Saudi Arabia prepares to build second green hydrogen plant
Saudi Arabia has doubled down on its ambition to dominate the global green hydrogen market, with plans to build a second multi-billion dollar plant, even as it struggles to sell the output from its first large-scale hydrogen project.
ACWA Power, which is backed by the kingdom’s Public Investment Fund, has awarded a front-end engineering design contract for the 4 gigawatt Yanbu plant to Madrid-based engineering firm Tecnicas Reunidas and China’s Sinopec Guangzhou Engineering, Bloomberg reports.
The new plant, which is expected to go online in 2030, will generate 400,000 tons of green hydrogen per year using wind and solar power, almost double the 219,000 tons expected from its first $8.5 billion NEOM plant, which is estimated to be about 85% complete.
Green hydrogen, which is produced using renewable energy to split water molecules, is seen as a key to decarbonizing industries including steelmaking, shipping and fertilizer production. For export, it can be converted into more stable green ammonia and later reconstituted at its destination – a process known as “cracking.”
However the nascent industry has faced uncertainty and supply chain issues across multiple fronts, as it remains expensive compared to fossil fuels and industries have been slow to commit to building the infrastructure needed to use it.

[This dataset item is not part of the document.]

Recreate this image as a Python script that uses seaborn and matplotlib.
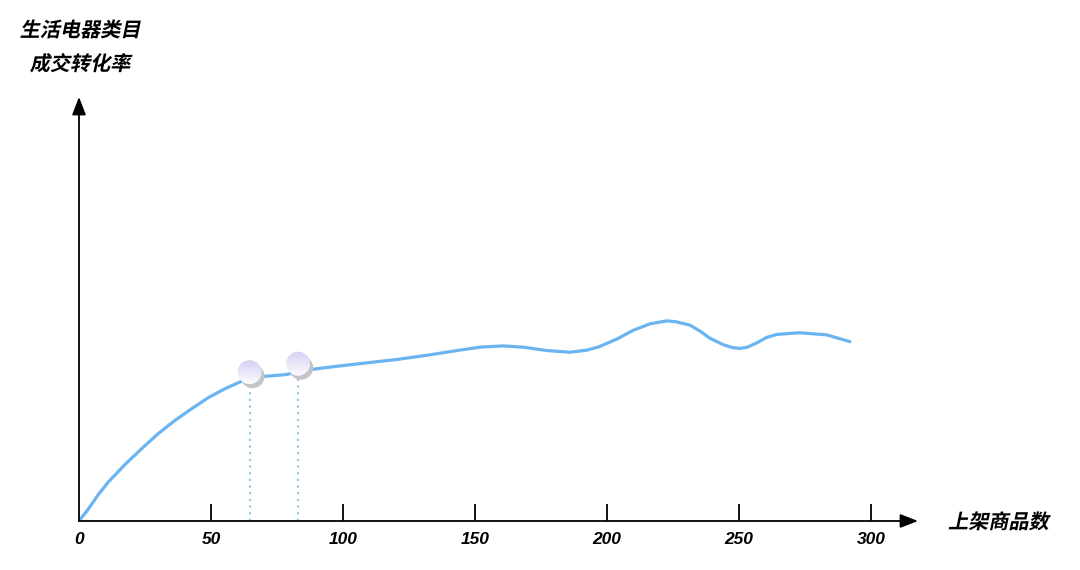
import matplotlib
matplotlib.use("Agg")
import matplotlib.pyplot as plt
import matplotlib.patheffects as pe
from matplotlib.patches import Ellipse
from matplotlib.transforms import Affine2D
import numpy as np
import seaborn as sns

# curve (x = listed goods, y = conversion rate, arbitrary units)
x_vals = [0, 3.5, 7.3, 11.1, 17.4, 23.8, 30.0, 36.3, 42.7, 49.0, 55.3, 61.0, 64.8,
          69.7, 78.0, 83.0, 87.5, 91.3, 95.1, 107.6, 120.5, 133.0, 143.2, 151.9,
          160.6, 168.2, 177.3, 186.0, 192.4, 197.0, 203.7, 210.0, 216.3, 222.6,
          226.1, 231.4, 235.2, 239.0, 244.0, 247.5, 250.4, 253.2, 256.7, 260.5,
          264.3, 273.1, 283.2, 292.0]
y_vals = [0, 0.28, 0.62, 0.92, 1.33, 1.71, 2.06, 2.37, 2.65, 2.91, 3.12, 3.28, 3.37,
          3.41, 3.45, 3.51, 3.57, 3.60, 3.63, 3.72, 3.81, 3.92, 4.02, 4.10,
          4.13, 4.10, 4.02, 3.98, 4.03, 4.11, 4.29, 4.50, 4.65, 4.72,
          4.70, 4.62, 4.48, 4.31, 4.16, 4.09, 4.07, 4.10, 4.20, 4.33,
          4.40, 4.44, 4.39, 4.23]
mark_x = [64.6, 83.0]
mark_y = [3.51, 3.71]
x_ticks = [0, 50, 100, 150, 200, 250, 300]
x_title = "上架商品数"
y_title = "生活电器类目\n成交转化率"

sns.set_theme(style="white")
plt.rcParams["font.family"] = ["Noto Sans CJK SC", "DejaVu Sans"]


class Slant(pe.AbstractPathEffect):
    def draw_path(self, renderer, gc, tpath, affine, rgbFace=None):
        renderer.draw_path(gc, tpath, Affine2D().skew_deg(12, 0) + affine, rgbFace)


fig = plt.figure(figsize=(10.8, 5.7), dpi=100)
ax = fig.add_axes([79 / 1080, 49 / 570, 839 / 1080, 424 / 570])

sns.lineplot(x=x_vals, y=y_vals, ax=ax, color="#6ab4f2", lw=2.3,
             estimator=None, sort=False)

ax.vlines(mark_x, 0, mark_y, colors="#92caf3", lw=1.6, linestyles=(0, (1, 2)))

# bubble markers: grey shadow + lavender-to-white gradient disc
rw, rh = 24 / 2.64, 24 / 42.4
grad = np.linspace(0, 1, 64)[:, None]
cmap = matplotlib.colors.LinearSegmentedColormap.from_list("bub", ["#fcfcff", "#d4d2f2"])
for mx, my in zip(mark_x, mark_y):
    sh = Ellipse((mx + 3 / 2.64, my - 4 / 42.4), rw, rh, color="#c4c4c8", lw=0, zorder=4)
    ax.add_patch(sh)
    disc = Ellipse((mx, my), rw, rh, color="none", lw=0, zorder=5)
    ax.add_patch(disc)
    im = ax.imshow(grad, cmap=cmap, aspect="auto", origin="lower", zorder=5,
                   extent=(mx - rw / 2, mx + rw / 2, my - rh / 2, my + rh / 2))
    im.set_clip_path(disc)
ax.set_xlim(0, 839 / 2.64)
ax.set_ylim(0, 10)

for s in ax.spines.values():
    s.set_visible(False)
ax.annotate("", xy=(1.0, 0), xytext=(0, 0), xycoords="axes fraction",
            arrowprops=dict(arrowstyle="-|>,head_length=0.9,head_width=0.35",
                            color="black", lw=1.3, shrinkA=0, shrinkB=0))
ax.annotate("", xy=(0, 1.0), xytext=(0, 0), xycoords="axes fraction",
            arrowprops=dict(arrowstyle="-|>,head_length=0.9,head_width=0.35",
                            color="black", lw=1.3, shrinkA=0, shrinkB=0))

ax.set_xticks(x_ticks)
ax.set_xticklabels([str(t) for t in x_ticks], fontfamily="Liberation Sans",
                   fontweight="bold", fontstyle="italic", fontsize=12.5,
                   color="black")
ax.tick_params(axis="x", direction="in", length=12, width=1.3, color="black",
               pad=8, bottom=True)
ax.xaxis.get_major_ticks()[0].tick1line.set_visible(False)
ax.set_yticks([])

slant = [Slant()]
fig.text(948 / 1080, (570 - 522) / 570, x_title, fontsize=14.5, fontweight="bold",
         color="black", va="center", ha="left", path_effects=slant)
fig.text(80 / 1080, (570 - 47) / 570, y_title, fontsize=14.5, fontweight="bold",
         color="black", va="center", ha="center", linespacing=1.75, path_effects=slant)

fig.savefig("out.png", dpi=100)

Earlier this month, ACWA’s partner in the NEOM plant, U.S.-based Air Products & Chemicals, which has an exclusive off-take agreement, paused its $2.7 billion hydrogen cracking terminal in the English port town of Immingham over uncertainty related to obtaining U.K. subsidies.
The Saudi decision to press ahead with the Yanbu plant is a strong bet on the future of the green industry at a time when the kingdom needs to wean itself off fossil fuels. New analysis by Bloomberg Economics suggests Saudi’s dependence on oil revenue is largely unchanged from 2016 – and may have even grown deeper on some measures.